=== Task ===
Leave out any pictures and transcribe all other data below exactly.
* * *
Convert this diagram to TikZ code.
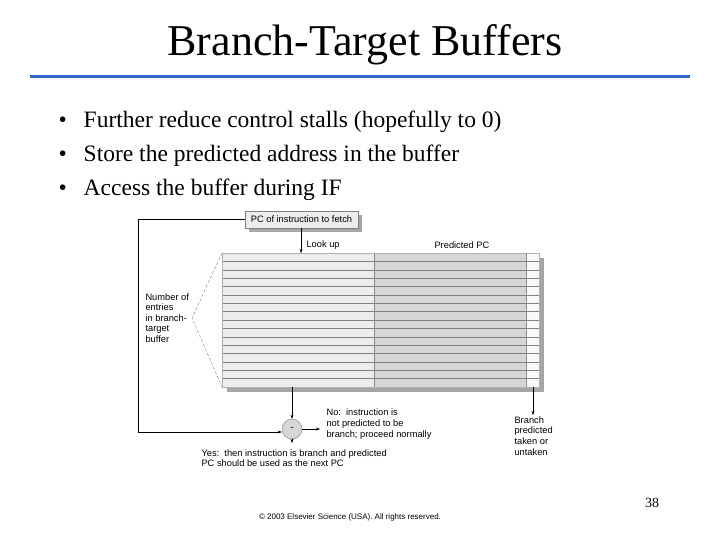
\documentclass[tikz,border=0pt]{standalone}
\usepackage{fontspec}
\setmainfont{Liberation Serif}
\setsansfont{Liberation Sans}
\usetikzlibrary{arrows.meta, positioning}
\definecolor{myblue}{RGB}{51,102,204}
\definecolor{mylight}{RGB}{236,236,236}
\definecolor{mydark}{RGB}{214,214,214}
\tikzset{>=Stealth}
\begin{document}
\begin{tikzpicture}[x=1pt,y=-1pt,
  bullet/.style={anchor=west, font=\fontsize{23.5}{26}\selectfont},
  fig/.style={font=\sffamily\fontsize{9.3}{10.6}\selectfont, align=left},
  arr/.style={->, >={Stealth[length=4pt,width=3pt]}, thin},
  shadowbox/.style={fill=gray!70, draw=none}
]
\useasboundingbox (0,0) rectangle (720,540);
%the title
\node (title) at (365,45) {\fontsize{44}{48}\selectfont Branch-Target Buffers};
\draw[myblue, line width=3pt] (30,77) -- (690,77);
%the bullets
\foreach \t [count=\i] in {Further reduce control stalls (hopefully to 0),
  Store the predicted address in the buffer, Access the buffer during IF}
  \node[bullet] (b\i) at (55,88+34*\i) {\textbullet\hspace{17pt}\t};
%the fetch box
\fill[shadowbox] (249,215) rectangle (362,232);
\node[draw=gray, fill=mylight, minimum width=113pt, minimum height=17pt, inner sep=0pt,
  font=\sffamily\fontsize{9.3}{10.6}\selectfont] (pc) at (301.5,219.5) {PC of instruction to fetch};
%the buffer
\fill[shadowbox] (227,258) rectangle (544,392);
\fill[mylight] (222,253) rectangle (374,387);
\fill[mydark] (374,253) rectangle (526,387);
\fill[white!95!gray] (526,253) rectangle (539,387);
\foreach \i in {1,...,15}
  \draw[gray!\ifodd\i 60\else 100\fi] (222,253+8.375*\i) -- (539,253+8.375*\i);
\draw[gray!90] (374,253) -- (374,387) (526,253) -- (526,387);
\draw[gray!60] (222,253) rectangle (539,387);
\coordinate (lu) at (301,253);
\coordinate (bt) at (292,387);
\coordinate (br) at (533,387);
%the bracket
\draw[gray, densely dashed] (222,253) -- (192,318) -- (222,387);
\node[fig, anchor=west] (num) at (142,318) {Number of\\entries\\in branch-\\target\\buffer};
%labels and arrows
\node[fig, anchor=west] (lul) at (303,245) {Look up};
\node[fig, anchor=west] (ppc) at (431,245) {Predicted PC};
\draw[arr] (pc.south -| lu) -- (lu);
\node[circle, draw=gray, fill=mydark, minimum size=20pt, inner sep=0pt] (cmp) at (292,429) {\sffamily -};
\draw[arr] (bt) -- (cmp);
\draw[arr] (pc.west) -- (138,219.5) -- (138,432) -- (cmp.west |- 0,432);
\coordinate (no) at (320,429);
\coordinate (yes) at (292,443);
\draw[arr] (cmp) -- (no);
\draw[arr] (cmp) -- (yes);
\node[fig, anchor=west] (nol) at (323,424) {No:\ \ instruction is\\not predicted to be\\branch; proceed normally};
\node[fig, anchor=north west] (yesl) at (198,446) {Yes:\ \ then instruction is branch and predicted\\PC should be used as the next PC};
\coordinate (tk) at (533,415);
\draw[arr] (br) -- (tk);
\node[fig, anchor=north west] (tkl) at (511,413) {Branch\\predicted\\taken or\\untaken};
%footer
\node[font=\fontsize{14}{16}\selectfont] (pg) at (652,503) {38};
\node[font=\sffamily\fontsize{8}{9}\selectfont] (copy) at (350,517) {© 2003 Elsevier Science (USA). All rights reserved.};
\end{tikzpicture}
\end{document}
* * *
=== Result of the exercise ===
Convert this diagram to TikZ code.
\documentclass[tikz,border=0pt]{standalone}
\usepackage{fontspec}
\setmainfont{Liberation Serif}
\setsansfont{Liberation Sans}
\usetikzlibrary{arrows.meta, positioning}
\definecolor{myblue}{RGB}{51,102,204}
\definecolor{mylight}{RGB}{236,236,236}
\definecolor{mydark}{RGB}{214,214,214}
\tikzset{>=Stealth}
\begin{document}
\begin{tikzpicture}[x=1pt,y=-1pt,
  bullet/.style={anchor=west, font=\fontsize{23.5}{26}\selectfont},
  fig/.style={font=\sffamily\fontsize{9.3}{10.6}\selectfont, align=left},
  arr/.style={->, >={Stealth[length=4pt,width=3pt]}, thin},
  shadowbox/.style={fill=gray!70, draw=none}
]
\useasboundingbox (0,0) rectangle (720,540);
%the title
\node (title) at (365,45) {\fontsize{44}{48}\selectfont Branch-Target Buffers};
\draw[myblue, line width=3pt] (30,77) -- (690,77);
%the bullets
\foreach \t [count=\i] in {Further reduce control stalls (hopefully to 0),
  Store the predicted address in the buffer, Access the buffer during IF}
  \node[bullet] (b\i) at (55,88+34*\i) {\textbullet\hspace{17pt}\t};
%the fetch box
\fill[shadowbox] (249,215) rectangle (362,232);
\node[draw=gray, fill=mylight, minimum width=113pt, minimum height=17pt, inner sep=0pt,
  font=\sffamily\fontsize{9.3}{10.6}\selectfont] (pc) at (301.5,219.5) {PC of instruction to fetch};
%the buffer
\fill[shadowbox] (227,258) rectangle (544,392);
\fill[mylight] (222,253) rectangle (374,387);
\fill[mydark] (374,253) rectangle (526,387);
\fill[white!95!gray] (526,253) rectangle (539,387);
\foreach \i in {1,...,15}
  \draw[gray!\ifodd\i 60\else 100\fi] (222,253+8.375*\i) -- (539,253+8.375*\i);
\draw[gray!90] (374,253) -- (374,387) (526,253) -- (526,387);
\draw[gray!60] (222,253) rectangle (539,387);
\coordinate (lu) at (301,253);
\coordinate (bt) at (292,387);
\coordinate (br) at (533,387);
%the bracket
\draw[gray, densely dashed] (222,253) -- (192,318) -- (222,387);
\node[fig, anchor=west] (num) at (142,318) {Number of\\entries\\in branch-\\target\\buffer};
%labels and arrows
\node[fig, anchor=west] (lul) at (303,245) {Look up};
\node[fig, anchor=west] (ppc) at (431,245) {Predicted PC};
\draw[arr] (pc.south -| lu) -- (lu);
\node[circle, draw=gray, fill=mydark, minimum size=20pt, inner sep=0pt] (cmp) at (292,429) {\sffamily -};
\draw[arr] (bt) -- (cmp);
\draw[arr] (pc.west) -- (138,219.5) -- (138,432) -- (cmp.west |- 0,432);
\coordinate (no) at (320,429);
\coordinate (yes) at (292,443);
\draw[arr] (cmp) -- (no);
\draw[arr] (cmp) -- (yes);
\node[fig, anchor=west] (nol) at (323,424) {No:\ \ instruction is\\not predicted to be\\branch; proceed normally};
\node[fig, anchor=north west] (yesl) at (198,446) {Yes:\ \ then instruction is branch and predicted\\PC should be used as the next PC};
\coordinate (tk) at (533,415);
\draw[arr] (br) -- (tk);
\node[fig, anchor=north west] (tkl) at (511,413) {Branch\\predicted\\taken or\\untaken};
%footer
\node[font=\fontsize{14}{16}\selectfont] (pg) at (652,503) {38};
\node[font=\sffamily\fontsize{8}{9}\selectfont] (copy) at (350,517) {© 2003 Elsevier Science (USA). All rights reserved.};
\end{tikzpicture}
\end{document}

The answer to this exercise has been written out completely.